The Santa Fe Hotel
We had a leisurely drive to our Hostess Twinkie
Convention—and checked into the lovely Santa Fe Hotel there on Sixth Avenue.
I tipped the maîtres d'hôtel—so that we could ensconce
ourselves in the exquisite “Wood Bloxom” bridal suite up on the third floor.
After all, that corner suite had many fond memories for
me—just thinking about it makes me weep with fake nostalgic joy and ersatz
melancholy tears.
So many fond bitter-sweet memoires even now pervade that
ever so gracious former classroom—with its precious view from way up there of
quaint abandoned Sixth Avenue far down below.
If my sweet bride only knew—the profane history of that
former tacky loathsome classroom. Remodeled and transformed now—into a coy
pretty little Bridal Suite.
It’s almost as if it were just yesterday—the ancient gnarled
gargoyle face of the Lord and Master Wood Bloxom scowling down at the huddled
flock of shy little innocent lambs that were unlucky enough to be stuck in his
stultifyingly boring Algebra and Plane Geometry class back in the primitive
1960’s.
No teacher like bitchy snarling Wood Bloxom would ever be
tolerated in the American school system today—but back then his almost
half-a-century tenure had fixed him in stone for the Eternal Ages. If not
Maplewood Cemetery—where he’d eventually end up like the rest of them.

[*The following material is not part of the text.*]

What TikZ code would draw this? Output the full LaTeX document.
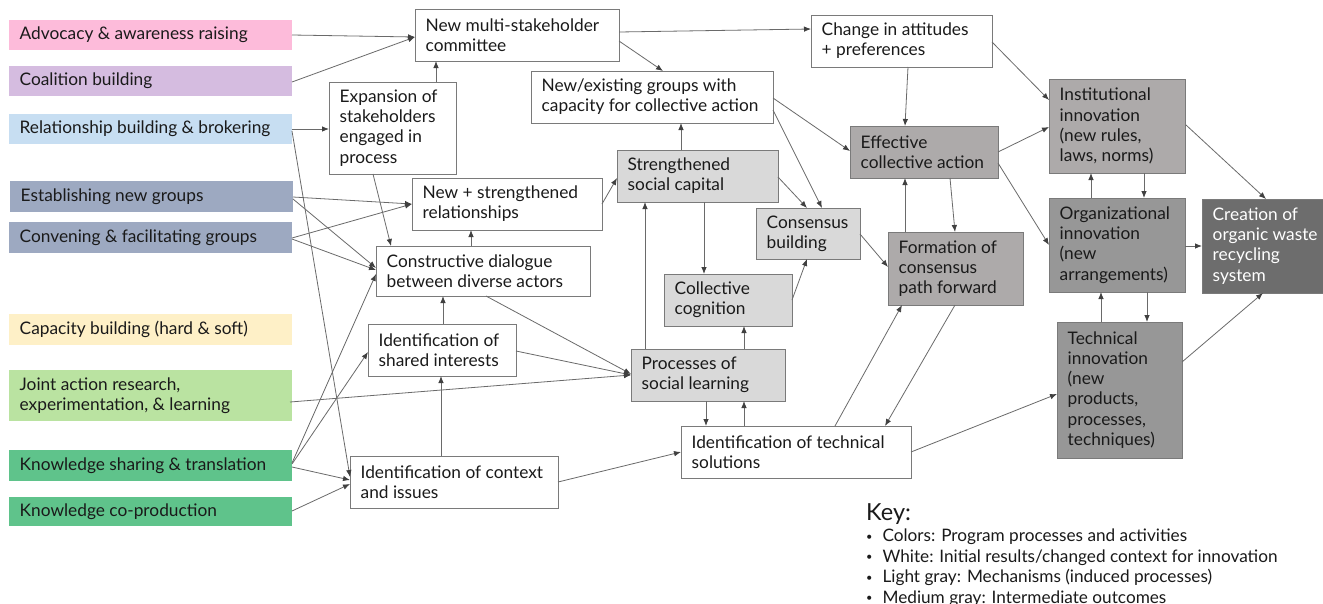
\documentclass[tikz,border=0pt]{standalone}
\usepackage{fontspec}
\setmainfont{Lato}
\usetikzlibrary{arrows.meta}

\definecolor{cpink}{HTML}{FDBBDA}
\definecolor{clav}{HTML}{D5BCE0}
\definecolor{cblue}{HTML}{C7DEF2}
\definecolor{cslate}{HTML}{9DA9C1}
\definecolor{cyel}{HTML}{FEF0C7}
\definecolor{clgrn}{HTML}{BAE3A1}
\definecolor{cgrn}{HTML}{5FC38B}
\definecolor{glight}{HTML}{D9D9D9}
\definecolor{gmid}{HTML}{ADAAAA}
\definecolor{gdeep}{HTML}{979797}
\definecolor{gdark}{HTML}{6D6D6D}
\definecolor{edgecol}{HTML}{7A7A7A}
\definecolor{linecol}{HTML}{6A6A6A}
\definecolor{txtcol}{HTML}{1A1A1A}

\tikzset{
  boxbase/.style={rectangle, outer sep=0pt, inner sep=0pt},
  activity/.style={boxbase, draw=none},
  result/.style={boxbase, draw=edgecol, line width=1pt, fill=white},
  mechanism/.style={boxbase, draw=edgecol, line width=1pt, fill=glight},
  outcome/.style={boxbase, draw=edgecol, line width=1pt, fill=gmid},
  outcomedeep/.style={boxbase, draw=edgecol, line width=1pt, fill=gdeep},
  goal/.style={boxbase, draw=edgecol, line width=1pt, fill=gdark},
  boxtext/.style={inner sep=0pt, align=left, text=txtcol,
    font=\fontsize{17.3}{20.2}\selectfont},
  keytext/.style={inner sep=0pt, anchor=base west, text=txtcol,
    font=\fontsize{17.2}{20}\selectfont},
  link/.style={draw=linecol, line width=0.8pt,
    -{Latex[length=7pt,width=5.5pt,color=black!75]}},
}

% box: name, style, x1, y1, x2, y2, text  (pixel-like units, y downwards)
\makeatletter
\newcommand\mkbox[7]{%
  \pgfmathsetmacro\bxw{#5-#3}\pgfmathsetmacro\bxh{#6-#4}%
  \expandafter\xdef\csname bxo@#1\endcsname{#3}%
  \expandafter\xdef\csname byo@#1\endcsname{#4}%
  \node[#2, minimum width=\bxw pt, minimum height=\bxh pt, anchor=north west] (#1) at (#3,#4) {};
  \node[boxtext, anchor=west] (#1-txt) at ([xshift=10.5pt]#1.west) {#7};
}
% a point of node #1, given by its position (#2,#3)
\newcommand\onbox[3]{([shift={({#2-\csname bxo@#1\endcsname},{#3-\csname byo@#1\endcsname})}]#1.north west)}
\makeatother
% small bullet for the key
\newcommand\keybullet{\raisebox{1.5pt}{\fontsize{11}{11}\selectfont\textbullet}\hspace{10pt}}

\begin{document}
\begin{tikzpicture}[x=1pt, y=-1pt]
\fill[white] (0,0) rectangle (1323,603);
\useasboundingbox (0,0) rectangle (1323,603);

% program processes and activities
\mkbox{adv}{activity,fill=cpink}{9}{20}{292}{50}{Advocacy \& awareness raising}
\mkbox{coal}{activity,fill=clav}{9}{66}{292}{96}{Coalition building}
\mkbox{rel}{activity,fill=cblue}{9}{114}{292}{144}{Relationship building \& brokering}
\mkbox{est}{activity,fill=cslate}{10}{181}{293}{212}{Establishing new groups}
\mkbox{conv}{activity,fill=cslate}{9}{222}{292}{253}{Convening \& facilitating groups}
\mkbox{cap}{activity,fill=cyel}{9}{314}{292}{345}{Capacity building (hard \& soft)}
\mkbox{joint}{activity,fill=clgrn}{9}{370}{292}{421}{Joint action research,\\experimentation, \& learning}
\mkbox{ksh}{activity,fill=cgrn}{9}{450}{292}{481}{Knowledge sharing \& translation}
\mkbox{kco}{activity,fill=cgrn}{9}{497}{292}{526}{Knowledge co-production}

% initial results / changed context
\mkbox{cmte}{result}{415}{9}{619}{61}{New multi-stakeholder\\committee}
\mkbox{expan}{result}{329}{82}{456}{174}{Expansion of\\stakeholders\\engaged in\\process}
\mkbox{rels}{result}{412}{178}{602}{230}{New + strengthened\\relationships}
\mkbox{dial}{result}{376}{246}{590}{296}{Constructive dialogue\\between diverse actors}
\mkbox{shared}{result}{368}{324}{516}{376}{Identification of\\shared interests}
\mkbox{context}{result}{350}{456}{558}{508}{Identification of context\\and issues}
\mkbox{groups}{result}{531}{71}{773}{123}{New/existing groups with\\capacity for collective action}
\mkbox{attit}{result}{811}{15}{992}{67}{Change in attitudes\\+ preferences}
\mkbox{techsol}{result}{681}{426}{911}{478}{Identification of technical\\solutions}

% mechanisms
\mkbox{social}{mechanism}{617}{150}{778}{202}{Strengthened\\social capital}
\mkbox{consb}{mechanism}{756}{208}{860}{259}{Consensus\\building}
\mkbox{cogn}{mechanism}{664}{274}{792}{326}{Collective\\cognition}
\mkbox{learn}{mechanism}{631}{349}{785}{401}{Processes of\\social learning}

% intermediate outcomes
\mkbox{effect}{outcome}{850}{126}{998}{178}{Effective\\collective action}
\mkbox{form}{outcome}{888}{232}{1023}{305}{Formation of\\consensus\\path forward}
\mkbox{inst}{outcome}{1049}{79}{1185}{173}{Institutional\\innovation\\(new rules,\\laws, norms)}
\mkbox{org}{outcomedeep}{1049}{198}{1185}{292}{Organizational\\innovation\\(new\\arrangements)}
\mkbox{techinn}{outcomedeep}{1057}{322}{1182}{458}{Technical\\innovation\\(new\\products,\\processes,\\techniques)}
\mkbox{create}{goal}{1202}{199}{1330}{293}{\color{white}Creation of\\\color{white}organic waste\\\color{white}recycling\\\color{white}system}

% connectors
\draw[link] \onbox{adv}{292}{35} -- \onbox{cmte}{415}{37};
\draw[link] \onbox{coal}{292}{82} -- \onbox{cmte}{415}{37};
\draw[link] \onbox{rel}{292}{129} -- \onbox{expan}{329}{129};
\draw[link] \onbox{rel}{292}{131} -- \onbox{context}{350}{477};
\draw[link] \onbox{expan}{436}{82} -- \onbox{cmte}{436}{61};
\draw[link] \onbox{expan}{373}{174} -- \onbox{dial}{391}{246};
\draw[link] \onbox{est}{293}{197} -- \onbox{rels}{412}{204};
\draw[link] \onbox{est}{293}{199} -- \onbox{dial}{376}{268};
\draw[link] \onbox{conv}{292}{238} -- \onbox{rels}{412}{204};
\draw[link] \onbox{conv}{292}{239} -- \onbox{dial}{376}{270};
\draw[link] \onbox{ksh}{292}{463} -- \onbox{dial}{376}{274};
\draw[link] \onbox{ksh}{292}{464} -- \onbox{shared}{368}{352};
\draw[link] \onbox{ksh}{292}{467} -- \onbox{context}{350}{480};
\draw[link] \onbox{kco}{292}{511} -- \onbox{context}{350}{484};
\draw[link] \onbox{joint}{290}{402} -- \onbox{learn}{631}{375};
\draw[link] \onbox{shared}{516}{351} -- \onbox{learn}{631}{375};
\draw[link] \onbox{dial}{486}{296} -- \onbox{learn}{631}{374};
\draw[link] \onbox{shared}{443}{324} -- \onbox{dial}{443}{296};
\draw[link] \onbox{context}{441}{456} -- \onbox{shared}{441}{376};
\draw[link] \onbox{context}{558}{482} -- \onbox{techsol}{681}{452};
\draw[link] \onbox{dial}{471}{246} -- \onbox{rels}{471}{230};
\draw[link] \onbox{rels}{602}{204} -- \onbox{social}{617}{178};
\draw[link] \onbox{learn}{645}{349} -- \onbox{social}{645}{202};
\draw[link] \onbox{social}{681}{150} -- \onbox{groups}{681}{123};
\draw[link] \onbox{social}{704}{202} -- \onbox{cogn}{704}{274};
\draw[link] \onbox{social}{778}{177} -- \onbox{consb}{807}{208};
\draw[link] \onbox{groups}{773}{110} -- \onbox{consb}{822}{208};
\draw[link] \onbox{groups}{773}{98} -- \onbox{effect}{850}{151};
\draw[link] \onbox{cmte}{619}{41} -- \onbox{groups}{663}{71};
\draw[link] \onbox{cmte}{619}{32} -- \onbox{attit}{811}{29};
\draw[link] \onbox{cogn}{792}{300} -- \onbox{consb}{807}{259};
\draw[link] \onbox{learn}{744}{349} -- \onbox{cogn}{744}{326};
\draw[link] \onbox{learn}{706}{401} -- \onbox{techsol}{706}{426};
\draw[link] \onbox{techsol}{744}{426} -- \onbox{learn}{744}{401};
\draw[link] \onbox{consb}{860}{234} -- \onbox{form}{888}{267};
\draw[link] \onbox{attit}{908}{67} -- \onbox{effect}{905}{126};
\draw[link] \onbox{attit}{992}{42} -- \onbox{inst}{1049}{100};
\draw[link] \onbox{effect}{998}{152} -- \onbox{inst}{1049}{127};
\draw[link] \onbox{effect}{998}{163} -- \onbox{org}{1049}{245};
\draw[link] \onbox{form}{905}{232} -- \onbox{effect}{905}{178};
\draw[link] \onbox{effect}{950}{178} -- \onbox{form}{955}{232};
\draw[link] \onbox{inst}{1144}{173} -- \onbox{org}{1144}{198};
\draw[link] \onbox{org}{1091}{198} -- \onbox{inst}{1091}{173};
\draw[link] \onbox{inst}{1186}{125} -- \onbox{create}{1266}{199};
\draw[link] \onbox{org}{1185}{246} -- \onbox{create}{1202}{246};
\draw[link] \onbox{techinn}{1101}{322} -- \onbox{org}{1101}{292};
\draw[link] \onbox{org}{1147}{292} -- \onbox{techinn}{1147}{322};
\draw[link] \onbox{techinn}{1182}{362} -- \onbox{create}{1263}{293};
\draw[link] \onbox{techsol}{911}{452} -- \onbox{techinn}{1057}{394};
\draw[link] \onbox{techsol}{835}{426} -- \onbox{form}{902}{305};
\draw[link] \onbox{form}{955}{305} -- \onbox{techsol}{885}{426};

% key
\node[inner sep=0pt, anchor=base west, text=txtcol, font=\fontsize{23.5}{26}\selectfont] (keyhead) at (866,520) {Key:};
\node[keytext] (key1) at (866,541.5) {\keybullet Colors: Program processes and activities};
\node[keytext] (key2) at (866,562) {\keybullet White: Initial results/changed context for innovation};
\node[keytext] (key3) at (866,582.5) {\keybullet Light gray: Mechanisms (induced processes)};
\node[keytext] (key4) at (866,603) {\keybullet Medium gray: Intermediate outcomes};
\end{tikzpicture}
\end{document}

Even my mother had walked those very same hallways and sat
in the same classrooms as I did twenty years earlier. She graduated in the
Class of 1942—during those dark War Years looming over the ruins of the Great
Depression Midwest. Her various Yearbooks are film noir flashbacks—to a time
that's hard for me to imagine.
She knew only too well—what Wood Bloxom was really like
because he was teaching even back then. The same with Anita B. Rice, Ed Price,
Marion Howard, Lois Jaquith—teachers that I was so lucky or not so lucky to
have as teachers myself.
Each one a living breathing caricature of
themselves—indelibly set in their ways like the cracks in the jagged limestone
sidewalks I walked on going down Constitution Street on my way to that strange
rather beloved EHS everyday.
And now here I was back in this lovely Neo-Classical former
high school Convention Center—the classy, swanky Santa Fe Hotel. How lucky I
was to cozy up to my sweetheart tonight—here in Wood Bloxom’s petite little
comfy Bridal Suite.
Of course, it raised some eyebrows at the reception
desk—when I flaunted my Gay Marriage Certificate from the radical State of
Massachusetts. We were the first gay couple—to check into the grand Hotel.
But as bitchy Linda Darnell said in that classic Hollywood
film noir trashy Fallen Angel (1945)—“So what?”